Die überfällige Modernisierung des Unterhaltsrechts mag Fehlanreize für vernünftige Eltern reduzieren und führt zu mehr Wertschätzung der Betreuung durch getrenntlebende den anderen Elternteil. Doch gleichzeitig werden Probleme beim Umgangsrecht nicht gelöst, sondern neue Konflikte herbeigeführt. Die Lösung: Das Wechselmodell zum gesetzlichen Regelfall machen.
Gefeilsche schon um 29% statt erst um 50% Betreuung
Wenn die Care-Arbeit eines Elternteils, ab mehr als 29% Betreuung, weniger Barunterhalt an den anderen Elternteil bedeutet, verlagert sich der Konflikt von 50% nach vorne und es würde um die Anzahl der Übernachtungen gestritten werden. Einige hauptbetreuende Eltern werden nur noch tagsüber und zu weniger als 29% Betreuung zulassen wollen.
Das Wechselmodell zum Regelfall machen statt um Umgang zu streiten
“Wir sehen ein gesetzlich normiertes Wechselmodell als Lösung, um derartigen Streit insgesamt zu vermeiden”, sagt Marcus Gnau, Mitglied des VAfK-Bundesvorstandes.
Wenn von diesem Regelfall individuell abgewichen werden soll, muss dies entweder einvernehmlich geschehen oder aber im Wege eines familiengerichtlichen Verfahrens auf Basis von Gründen, die ausschließlich vom Kindeswohl getragen sind, angeordnet werden. “Durch eine solche Regelung ist sichergestellt, dass die vom Bundesjustizminister vorgestellten Eckpunkte nicht zum Streit über den Umfang des Umgangs führen.”, führt Gnau aus.
Dem VAfK ist durch die einschlägigen Erfahrungen seiner Mitglieder und durch die unzähligen Beratungsfälle insbesondere seit der Anerkennung des Wechselmodells als eine gesetzlich anerkannte Umgangsform durch den BGH mit Beschluss vom 1. Februar 2017 (Az.: XII ZB 601/15) bekannt, dass gerade hauptbetreuende Elternteile sich aus monetären Gründen gegen ein paritätisches Wechselmodell aussprechen und dieses verweigern. Denn bei einer Betreuungsquote von 50% wird nach bisheriger Rechtslage der volle Kindes- und Betreuungsunterhalt nach der Düsseldorfer Tabelle geschuldet.
Dies wiederum wird in vielen Fällen zur taktischen Reduzierung von Kindesumgang führen.
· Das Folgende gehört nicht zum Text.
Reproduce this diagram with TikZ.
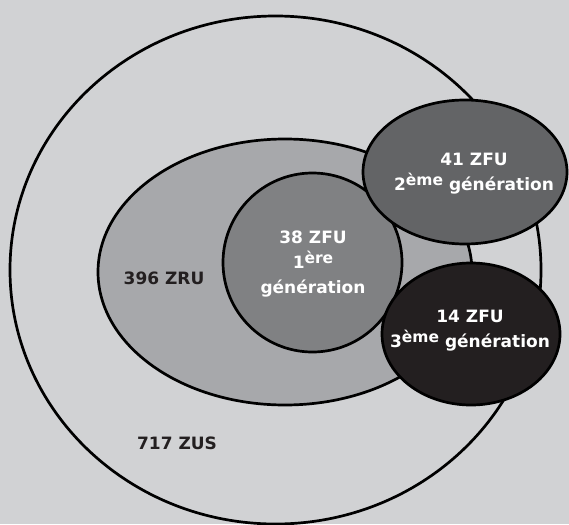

Auch sind Abänderungsanträge der Fälle zu erwarten, die derzeit ein asymmetrisches Wechselmodell mit bis zu 49% Betreuungsanteil leben, weil wegen des Unterhaltsanspruchs ein paritätisches Wechselmodell verweigert worden ist.
Dies nicht, um den Eltern durch den Gesetzgeber vorzuschreiben, wie sie ihre Kinder im Trennungsfall zu betreuen haben – die derzeitige Rechtslage ermöglicht einem Elternteil, dem anderen die Betreuungsform des Residenzmodells gegen dessen Willen zu diktieren, was meistens von der Mutter genutzt wird –, sondern ausschließlich, um Streit über den Umgang aus monetären Gründen zu verhindern.
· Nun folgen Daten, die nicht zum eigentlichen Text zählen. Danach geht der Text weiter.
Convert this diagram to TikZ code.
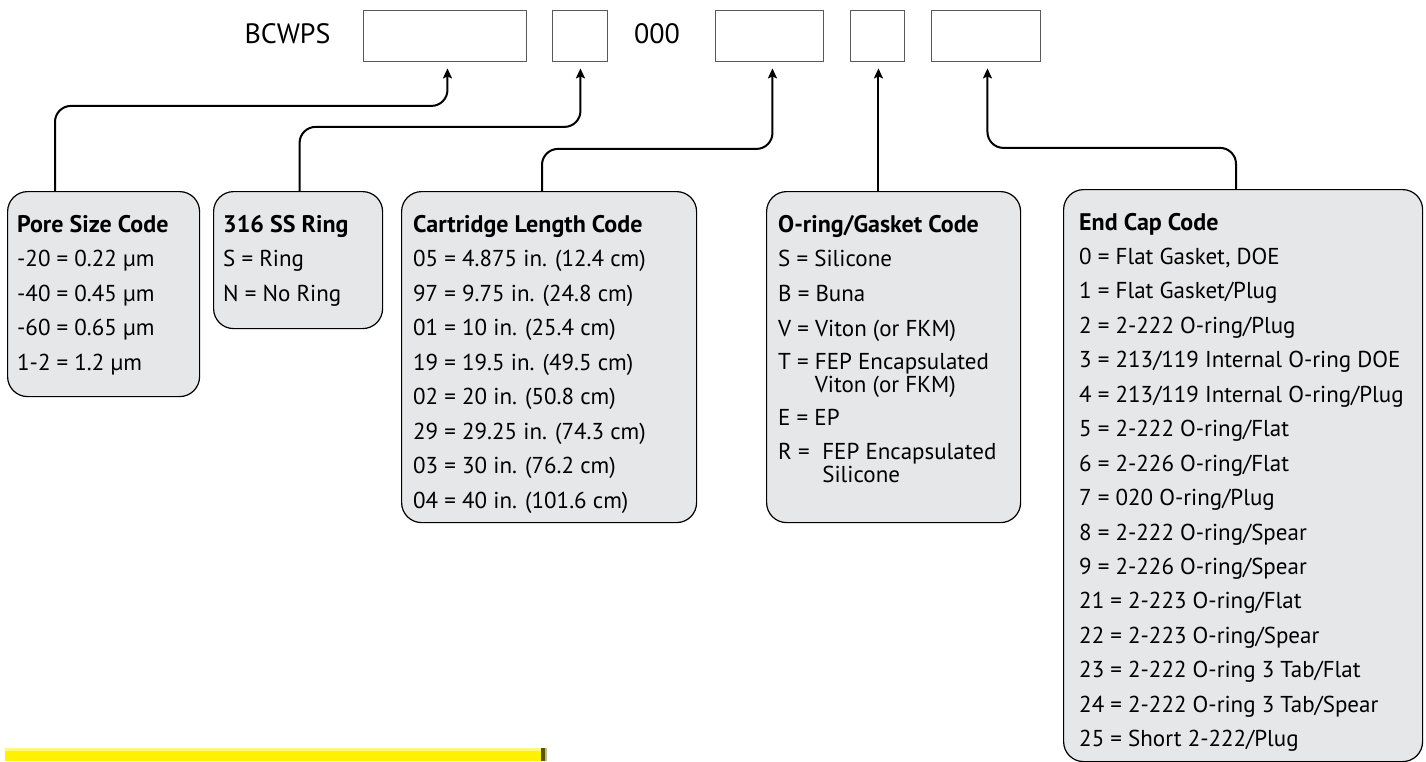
\documentclass[tikz,border=0pt]{standalone}
\usepackage{fontspec}
\setmainfont{PT Sans}
\usetikzlibrary{arrows.meta,calc}
\definecolor{boxgray}{HTML}{E6E7E8}
\definecolor{barYellow}{HTML}{FFF200}
\definecolor{barLight}{HTML}{FFF77A}
\definecolor{barDark}{HTML}{5A5400}
\newcommand{\twolines}[2]{\vtop{\baselineskip=23pt\lineskiplimit=-100pt\hbox{#1}\hbox{#2}}}
\begin{document}
\begin{tikzpicture}[x=1pt,y=-1pt,
  codebox/.style={draw=black, line width=1.2pt, fill=boxgray, rounded corners=20pt, anchor=north west, inner sep=0pt},
  fieldbox/.style={draw=black!65, line width=0.9pt, fill=white, anchor=north west, inner sep=0pt, minimum height=51.5pt},
  conn/.style={line width=2pt, rounded corners=16pt, -{Stealth[length=10pt,width=9pt,inset=2pt]}, shorten >=6.5pt},
  txt/.style={anchor=base west, inner sep=0pt, font=\fontsize{23}{26}\selectfont},
  ttl/.style={anchor=base west, inner sep=0pt, font=\fontsize{24}{26}\selectfont\bfseries},
  toptxt/.style={anchor=base, inner sep=0pt, font=\fontsize{28}{30}\selectfont},
]
\useasboundingbox (0,0) rectangle (1426,761);

% top row
\node[toptxt] (pre) at (287.5,43) {BCWPS};
\node[fieldbox, minimum width=163pt] (b1) at (363,9.5) {};
\node[fieldbox, minimum width=55pt] (b2) at (552,9.5) {};
\node[toptxt] (mid) at (657,43) {000};
\node[fieldbox, minimum width=108pt] (b3) at (715,9.5) {};
\node[fieldbox, minimum width=54pt] (b4) at (850,9.5) {};
\node[fieldbox, minimum width=109pt] (b5) at (931,9.5) {};

% code boxes
\node[codebox, minimum width=192pt, minimum height=205pt] (pore) at (7,191) {};
\node[codebox, minimum width=169pt, minimum height=137pt] (ring) at (213,191) {};
\node[codebox, minimum width=295pt, minimum height=331pt] (cart) at (401,191) {};
\node[codebox, minimum width=254pt, minimum height=331pt] (oring) at (766,191) {};
\node[codebox, minimum width=359pt, minimum height=572pt] (endcap) at (1063,189) {};

% connectors
\draw[conn] ([xshift=48pt]pore.north west) |- ([xshift=2.5pt,yshift=-44pt]b1.south) -- ([xshift=2.5pt]b1.south);
\draw[conn] ([xshift=1.5pt]ring.north) |- ([xshift=0.5pt,yshift=-65pt]b2.south) -- ([xshift=0.5pt]b2.south);
\draw[conn] ([xshift=141pt]cart.north west) |- ([xshift=3pt,yshift=-87pt]b3.south) -- ([xshift=3pt]b3.south);
\draw[conn] ([xshift=1pt]b4.south |- oring.north) -- ([xshift=1pt]b4.south);
\draw[conn] ([xshift=173pt]endcap.north west) |- ([xshift=1.5pt,yshift=-86pt]b5.south) -- ([xshift=1.5pt]b5.south);

% pore size
\node[ttl] (pt) at (17,232) {Pore Size Code};
\foreach \t [count=\i] in {-20 = 0.22 µm, -40 = 0.45 µm, -60 = 0.65 µm, 1-2 = 1.2 µm}
  \node[txt] (p\i) at (17,{232+34.5*\i}) {\t};

% ring
\node[ttl] (rt) at (223,232) {316 SS Ring};
\foreach \t [count=\i] in {S = Ring, N = No Ring}
  \node[txt] (r\i) at (223,{232+34.5*\i}) {\t};

% cartridge
\node[ttl] (ct) at (413,232) {Cartridge Length Code};
\foreach \t [count=\i] in {05 = 4.875 in. (12.4 cm), 97 = 9.75 in. (24.8 cm), 01 = 10 in. (25.4 cm), 19 = 19.5 in. (49.5 cm), 02 = 20 in. (50.8 cm), 29 = 29.25 in. (74.3 cm), 03 = 30 in. (76.2 cm), 04 = 40 in. (101.6 cm)}
  \node[txt] (c\i) at (413,{232+34.5*\i}) {\t};

% o-ring
\node[ttl] (ot) at (778,232) {O-ring/Gasket Code};
\node[txt] (o1) at (778,266) {S = Silicone};
\node[txt] (o2) at (778,301) {B = Buna};
\node[txt] (o3) at (778,336) {V = Viton (or FKM)};
\node[txt] (o4) at (778,369) {\twolines{T = FEP Encapsulated}{\phantom{T = }Viton (or FKM)}};
\node[txt] (o5) at (778,425) {E = EP};
\node[txt] (o6) at (778,459) {\twolines{R =\hspace{0.55em}FEP Encapsulated}{\phantom{R =}\hspace{0.55em}Silicone}};

% end cap
\node[ttl] (et) at (1079,230) {End Cap Code};
\foreach \t [count=\i] in {{0 = Flat Gasket, DOE}, 1 = Flat Gasket/Plug, 2 = 2-222 O-ring/Plug, 3 = 213/119 Internal O-ring DOE, 4 = 213/119 Internal O-ring/Plug, 5 = 2-222 O-ring/Flat, 6 = 2-226 O-ring/Flat, 7 = 020 O-ring/Plug, 8 = 2-222 O-ring/Spear, 9 = 2-226 O-ring/Spear, 21 = 2-223 O-ring/Flat, 22 = 2-223 O-ring/Spear, 23 = 2-222 O-ring 3 Tab/Flat, 24 = 2-222 O-ring 3 Tab/Spear, 25 = Short 2-222/Plug}
  \node[txt] (e\i) at (1079,{230+34.45*\i}) {\t};

% yellow bar
\fill[barYellow] (5,748) rectangle (543,761);
\fill[barLight] (5,748) rectangle (543,751);
\fill[barDark] (541,748) rectangle (545,761);
\fill[barDark!40] (545,748) rectangle (547,761);
\end{tikzpicture}
\end{document}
Gnau ergänzt: “Außerdem schafft man durch die gesetzliche Normierung des Wechselmodells als Regelfall die Möglichkeit quasi einer Betreuungspflicht beider Elternteile. Dies wiederum ermöglicht dem Gesetzgeber eine gesetzliche Regelung, einen erhöhten Betreuungsunterhaltsanspruch des betreuenden Elternteils bis hin zur Volljährigkeit des Kindes zu normieren, wenn der nicht betreuende Elternteil sich seiner Betreuungsverpflichtung aus Gründen entzieht, die ausschließlich von diesem zu vertreten sind.”
Der VAfK hat bereits im Jahr 2015 ein Thesenpapier zur Neuregelung des Kindesunterhaltes, insbesondere bei erweitertem Umgang und beim Wechselmodell, erarbeitet. Der VAfK begrüßt, dass das Bundesjustizministerium (BMJ) endlich vom tradierten Rollenverständnis “einer erzieht, der andere zahlt” abweichen möchte.